In The Invisible Abuser, I interviewed women who were financially independent and professionally established. Their abusers weren’t poor or uneducated. On the contrary, they were often respected, well-liked men who used psychological and emotional tactics to dominate their partners. They didn’t rely on financial control. They didn’t have to. The absence of visible dependency made the abuse harder to name, resist, or prove.
This post explores three common forms of abuse—physical, psychological, and financial—to show that domestic violence is not confined to any social class. It’s not a failure of education or income. It’s a strategy of control used by perpetrators, across all backgrounds, to erode autonomy, induce fear, and maintain power in intimate relationships.
Physical abuse
This is often the easiest type of abuse to explain, even to colleagues who were surprised that a well-educated doctor could be a victim.

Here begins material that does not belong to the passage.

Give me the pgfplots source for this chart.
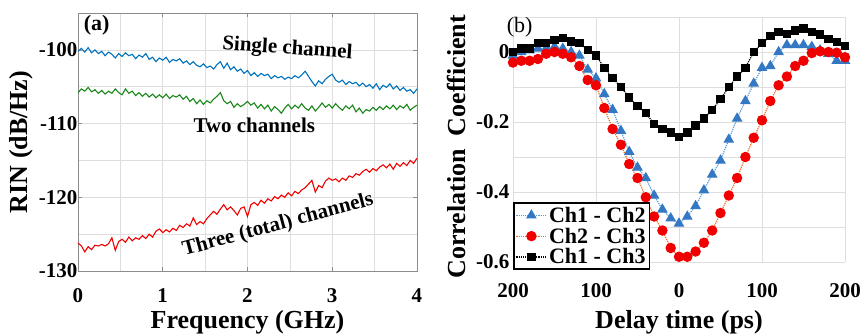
\documentclass[border=0pt]{standalone}
\usepackage{pgfplots}
\usepackage{pgfplotstable}
\pgfplotsset{compat=1.18}
\usepackage{fontspec}
\setmainfont{Liberation Serif}
\definecolor{mblue}{RGB}{0,114,189}
\definecolor{mgreen}{RGB}{25,135,25}
\definecolor{mred}{RGB}{240,0,0}
\definecolor{xblue}{RGB}{52,120,195}
\definecolor{xline}{RGB}{91,155,213}
\definecolor{xorange}{RGB}{240,110,40}
\definecolor{gridgray}{RGB}{222,222,222}

\pgfplotstableread{
f v
0.00 -100.2
0.04 -99.8
0.08 -100.3
0.12 -99.7
0.16 -100.4
0.20 -100.0
0.24 -100.5
0.28 -100.2
0.32 -100.8
0.36 -100.3
0.40 -100.6
0.44 -101.1
0.48 -100.5
0.52 -100.9
0.56 -100.4
0.60 -100.8
0.64 -100.6
0.68 -101.2
0.72 -100.7
0.76 -101.0
0.80 -100.5
0.84 -101.3
0.88 -101.0
0.92 -101.6
0.96 -101.1
1.00 -101.4
1.04 -101.0
1.08 -101.7
1.12 -101.3
1.16 -101.5
1.20 -101.2
1.24 -101.8
1.28 -101.5
1.32 -102.0
1.36 -101.6
1.40 -102.1
1.44 -102.3
1.48 -101.9
1.52 -102.4
1.56 -102.2
1.60 -102.6
1.64 -102.0
1.68 -101.6
1.72 -102.5
1.76 -101.8
1.80 -102.7
1.84 -102.3
1.88 -102.9
1.92 -102.6
1.96 -103.2
2.00 -102.8
2.04 -103.5
2.08 -103.1
2.12 -103.6
2.16 -103.2
2.20 -103.5
2.24 -103.3
2.28 -103.9
2.32 -103.5
2.36 -103.8
2.40 -103.6
2.44 -104.0
2.48 -103.7
2.52 -103.9
2.56 -103.5
2.60 -103.8
2.64 -103.4
2.68 -102.9
2.72 -103.6
2.76 -104.3
2.80 -104.9
2.84 -104.2
2.88 -104.6
2.92 -104.0
2.96 -103.6
3.00 -103.3
3.04 -104.1
3.08 -104.4
3.12 -104.1
3.16 -104.7
3.20 -104.3
3.24 -104.6
3.28 -104.4
3.32 -104.9
3.36 -104.5
3.40 -105.0
3.44 -104.7
3.48 -105.2
3.52 -104.6
3.56 -105.4
3.60 -104.8
3.64 -105.1
3.68 -104.6
3.72 -105.3
3.76 -104.9
3.80 -105.5
3.84 -105.1
3.88 -105.6
3.92 -105.4
3.96 -105.9
4.00 -105.3
}\single

\pgfplotstableread{
f v
0.00 -105.8
0.04 -105.3
0.08 -105.6
0.12 -105.1
0.16 -105.7
0.20 -105.4
0.24 -105.9
0.28 -105.5
0.32 -106.0
0.36 -105.6
0.40 -105.9
0.44 -105.3
0.48 -105.8
0.52 -106.1
0.56 -105.3
0.60 -105.9
0.64 -105.6
0.68 -106.2
0.72 -105.8
0.76 -106.3
0.80 -105.9
0.84 -106.4
0.88 -106.0
0.92 -106.5
0.96 -106.1
1.00 -106.5
1.04 -106.0
1.08 -106.6
1.12 -106.2
1.16 -106.4
1.20 -106.1
1.24 -106.7
1.28 -106.3
1.32 -107.0
1.36 -106.6
1.40 -107.3
1.44 -106.8
1.48 -107.4
1.52 -106.9
1.56 -107.2
1.60 -106.7
1.64 -106.3
1.68 -105.8
1.72 -106.9
1.76 -107.3
1.80 -107.0
1.84 -107.8
1.88 -107.3
1.92 -107.7
1.96 -107.4
2.00 -107.0
2.04 -107.5
2.08 -107.2
2.12 -107.9
2.16 -107.4
2.20 -108.0
2.24 -107.5
2.28 -108.3
2.32 -107.7
2.36 -108.1
2.40 -108.6
2.44 -107.9
2.48 -107.4
2.52 -108.0
2.56 -107.5
2.60 -107.9
2.64 -107.3
2.68 -107.9
2.72 -108.2
2.76 -107.6
2.80 -108.3
2.84 -107.8
2.88 -107.2
2.92 -107.8
2.96 -107.4
3.00 -107.9
3.04 -107.3
3.08 -107.8
3.12 -108.2
3.16 -107.6
3.20 -108.0
3.24 -107.5
3.28 -108.4
3.32 -107.9
3.36 -108.6
3.40 -108.1
3.44 -108.3
3.48 -107.8
3.52 -108.2
3.56 -107.7
3.60 -108.1
3.64 -107.6
3.68 -108.0
3.72 -107.5
3.76 -108.1
3.80 -107.6
3.84 -107.9
3.88 -107.4
3.92 -108.2
3.96 -107.8
4.00 -107.5
}\two

\pgfplotstableread{
f v
0.00 -126.2
0.04 -126.6
0.08 -127.4
0.12 -126.7
0.16 -127.1
0.20 -126.5
0.24 -126.6
0.28 -126.4
0.32 -126.6
0.36 -126.3
0.40 -125.5
0.44 -127.2
0.48 -126.0
0.52 -125.7
0.56 -126.1
0.60 -125.4
0.64 -125.9
0.68 -125.5
0.72 -125.7
0.76 -125.2
0.80 -125.6
0.84 -125.0
0.88 -125.4
0.92 -124.6
0.96 -124.3
1.00 -124.8
1.04 -124.4
1.08 -124.7
1.12 -124.2
1.16 -124.5
1.20 -123.8
1.24 -124.1
1.28 -123.6
1.32 -123.9
1.36 -122.8
1.40 -123.7
1.44 -123.3
1.48 -123.6
1.52 -122.9
1.56 -122.4
1.60 -121.9
1.64 -122.3
1.68 -121.6
1.72 -121.0
1.76 -121.7
1.80 -121.3
1.84 -121.8
1.88 -122.4
1.92 -121.5
1.96 -121.3
2.00 -122.6
2.04 -121.0
2.08 -120.7
2.12 -121.1
2.16 -120.4
2.20 -120.8
2.24 -120.2
2.28 -120.5
2.32 -119.9
2.36 -120.2
2.40 -119.7
2.44 -120.0
2.48 -119.4
2.52 -119.8
2.56 -119.2
2.60 -119.5
2.64 -119.0
2.68 -118.7
2.72 -118.2
2.76 -117.7
2.80 -119.3
2.84 -118.4
2.88 -118.7
2.92 -117.8
2.96 -117.4
3.00 -117.7
3.04 -117.5
3.08 -117.9
3.12 -117.4
3.16 -117.7
3.20 -117.1
3.24 -117.3
3.28 -116.8
3.32 -117.0
3.36 -116.5
3.40 -116.2
3.44 -116.6
3.48 -116.1
3.52 -116.4
3.56 -115.9
3.60 -115.6
3.64 -116.0
3.68 -115.5
3.72 -116.2
3.76 -115.4
3.80 -115.8
3.84 -115.3
3.88 -115.7
3.92 -115.0
3.96 -115.4
4.00 -114.7
}\three

\pgfplotstableread{
t a b c
-200 -0.010 -0.030 0.000
-190 0.000 -0.025 0.010
-180 0.005 -0.025 0.010
-170 0.010 -0.020 0.025
-160 0.010 -0.005 0.025
-150 0.015 0.000 0.035
-140 0.010 -0.005 0.040
-130 0.000 -0.015 0.030
-120 -0.010 -0.040 0.025
-110 -0.050 -0.080 0.005
-100 -0.075 -0.095 -0.010
-90 -0.120 -0.160 -0.045
-80 -0.165 -0.220 -0.075
-70 -0.225 -0.265 -0.100
-60 -0.285 -0.320 -0.130
-50 -0.330 -0.360 -0.155
-40 -0.360 -0.415 -0.175
-30 -0.410 -0.470 -0.205
-20 -0.450 -0.510 -0.220
-10 -0.475 -0.560 -0.230
0 -0.490 -0.585 -0.243
10 -0.470 -0.585 -0.230
20 -0.440 -0.570 -0.210
30 -0.395 -0.545 -0.190
40 -0.350 -0.510 -0.165
50 -0.310 -0.460 -0.135
60 -0.250 -0.410 -0.100
70 -0.190 -0.360 -0.070
80 -0.140 -0.300 -0.045
90 -0.090 -0.245 0.000
100 -0.045 -0.195 0.025
110 -0.040 -0.140 0.045
120 0.000 -0.095 0.057
130 0.020 -0.070 0.052
140 0.020 -0.040 0.062
150 0.020 -0.025 0.067
160 0.015 -0.003 0.057
170 0.005 0.002 0.050
180 -0.005 0.000 0.038
190 -0.025 -0.002 0.028
200 -0.025 -0.015 0.017
}\corr

\begin{document}
\begin{tikzpicture}
\useasboundingbox (0pt,0pt) rectangle (865pt,335pt);
% ---------------- (a) ----------------
\begin{axis}[
  at={(78pt,64pt)}, anchor=south west, scale only axis,
  width=339pt, height=258pt,
  xmin=0, xmax=4, ymin=-130, ymax=-95,
  xtick={0,1,2,3,4}, minor xtick={0.5,1.5,2.5,3.5},
  ytick={-130,-120,-110,-100}, minor ytick={-125,-115,-105},
  grid=both,
  major grid style={gridgray, line width=0.7pt},
  minor grid style={gridgray, line width=0.7pt},
  axis line style={black!45, line width=0.9pt},
  tick style={black!45, line width=0.6pt},
  major tick length=4pt, minor tick length=0pt, tick align=inside,
  /pgf/number format/assume math mode=true,
  tick label style={font=\fontsize{21}{23}\selectfont\bfseries},
  xticklabel style={yshift=-14pt},
  yticklabel style={xshift=3pt},
  label style={font=\fontsize{26}{28}\selectfont\bfseries},
  xlabel={Frequency (GHz)}, ylabel={RIN (dB/Hz)},
  xlabel style={at={(axis description cs:0.5,-0.198)}, anchor=center},
  ylabel style={at={(axis description cs:-0.168,0.5)}, anchor=center},
]
\addplot[mblue, line width=1.1pt] table[x=f,y=v] {\single};
\addplot[mgreen, line width=1.1pt] table[x=f,y=v] {\two};
\addplot[mred, line width=1.1pt] table[x=f,y=v] {\three};
\node[font=\fontsize{22}{24}\selectfont\bfseries] at (axis cs:0.22,-96.7) {(a)};
\node[font=\fontsize{21}{23}\selectfont\bfseries, rotate=-4] at (axis cs:2.47,-99.9) {Single channel};
\node[font=\fontsize{21}{23}\selectfont\bfseries] at (axis cs:2.08,-110.3) {Two channels};
\node[font=\fontsize{21}{23}\selectfont\bfseries, rotate=15] at (axis cs:2.36,-123.8) {Three (total) channels};
\end{axis}
% ---------------- (b) ----------------
\begin{axis}[
  at={(513pt,73pt)}, anchor=south west, scale only axis,
  width=332pt, height=245pt,
  xmin=-200, xmax=200, ymin=-0.6, ymax=0.1,
  xtick={-200,-100,0,100,200}, xticklabels={200,100,0,100,200},
  ytick={-0.6,-0.4,-0.2,0}, yticklabels={-0.6,-0.4,-0.2,0},
  minor ytick={-0.5,-0.3,-0.1,0.1},
  grid=both,
  major grid style={gridgray, line width=0.7pt},
  minor grid style={gridgray, line width=0.7pt},
  axis line style={draw=none},
  major tick length=0pt, minor tick length=0pt,
  clip=false,
  /pgf/number format/assume math mode=true,
  tick label style={font=\fontsize{21}{23}\selectfont\bfseries},
  xticklabel style={yshift=-18pt},
  label style={font=\fontsize{26}{28}\selectfont\bfseries},
  xlabel={Delay time (ps)}, ylabel={Correlation~~Coefficient},
  xlabel style={at={(axis description cs:0.5,-0.245)}, anchor=center},
  ylabel style={at={(axis description cs:-0.169,0.47)}, anchor=center},
  legend style={at={(axis description cs:0,-0.033)}, anchor=south west,
    draw=black, line width=1.6pt, fill=white,
    font=\fontsize{22}{24}\selectfont\bfseries,
    inner sep=2pt, row sep=0pt},
  legend cell align=left,
  legend image code/.code={\draw[mark repeat=2,mark phase=2] plot coordinates {(0pt,0pt) (15pt,0pt) (30pt,0pt)};},
]
\addplot[xline, densely dotted, line width=1.2pt, mark=triangle*, mark size=5pt, mark options={solid, xblue, fill=xblue}] table[x=t,y=a] {\corr};
\addlegendentry{Ch1 - Ch2}
\addplot[xorange, densely dotted, line width=1.2pt, mark=*, mark size=4.6pt, mark options={solid, mred, fill=mred}] table[x=t,y=b] {\corr};
\addlegendentry{Ch2 - Ch3}
\addplot[black, densely dotted, line width=1.2pt, mark=square*, mark size=3.6pt, mark options={solid, black, fill=black}] table[x=t,y=c] {\corr};
\addlegendentry{Ch1 - Ch3}
\node[font=\fontsize{22}{24}\selectfont] at (axis cs:-192,0.072) {(b)};
\end{axis}
\end{tikzpicture}
\end{document}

Physical abuse does not lose its impact in middle- or upper-class settings. Being hit by a man in a suit hurts just as much as being hit by one in work boots. Yet in professional or higher-income contexts, violence is often minimised, concealed, or reframed as a loss of control, a “bad night,” or an unfortunate exception. Victims may struggle to be believed, even by friends or professionals, because their abuser doesn’t match the stereotype. He may be articulate, respected, and socially polished. But violence is not mitigated by class. The injuries are the same. What changes is the social response: more disbelief, more silence, and greater institutional reluctance to intervene.